Note that a limitation of local storage is that it is not clustered or
replicated. Thus, it is not arbitrarily scalable or durable in the face of
drive or node outages and should be managed like any other single node
database. The use of RAID is suggested for storage availability, and [snapshots](querying/api.md#snapshot)
are recommended for backups. With proper
architecture, it is possible to retain years of data in local storage.

Alternatively, external storage may be used via the [remote read/write APIs](https://prometheus.io/docs/operating/integrations/#remote-endpoints-and-storage). Careful evaluation is required for these systems as they vary greatly in durability, performance, and efficiency.
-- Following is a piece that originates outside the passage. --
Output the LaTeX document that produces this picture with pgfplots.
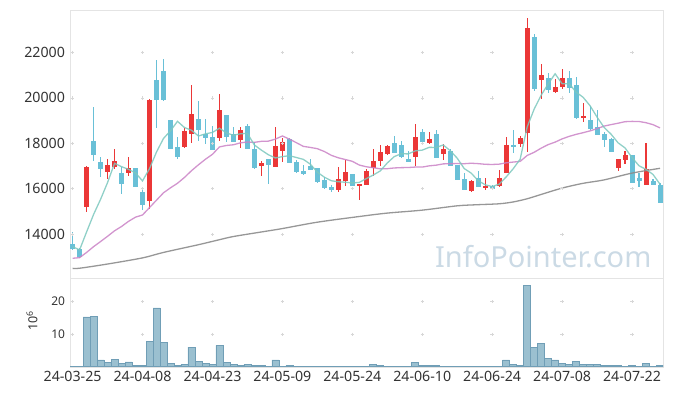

For further details on file format, see [TSDB format](/tsdb/docs/format/README.md).

## Compaction

The initial two-hour blocks are eventually compacted into longer blocks in the background.

Compaction will create larger blocks containing data spanning up to 10% of the retention time, or 31 days, whichever is smaller.

## Operational aspects

Prometheus has several flags that configure local storage. The most important are:

* `--storage.tsdb.path`: Where Prometheus writes its database. Defaults to `data/`.
* `--storage.tsdb.retention.time`: When to remove old data. Defaults to `15d`. Overrides `storage.tsdb.retention` if this flag is set to anything other than default.
* `--storage.tsdb.retention.size`: [EXPERIMENTAL] The maximum number of bytes of storage blocks to retain. The oldest data will be removed first. Defaults to `0` or disabled. This flag is experimental and may change in future releases. Units supported: B, KB, MB, GB, TB, PB, EB. Ex: "512MB"
* `--storage.tsdb.retention`: Deprecated in favor of `storage.tsdb.retention.time`.
* `--storage.tsdb.wal-compression`: Enables compression of the write-ahead log (WAL). Depending on your data, you can expect the WAL size to be halved with little extra cpu load. This flag was introduced in 2.11.0 and enabled by default in 2.20.0. Note that once enabled, downgrading Prometheus to a version below 2.11.0 will require deleting the WAL.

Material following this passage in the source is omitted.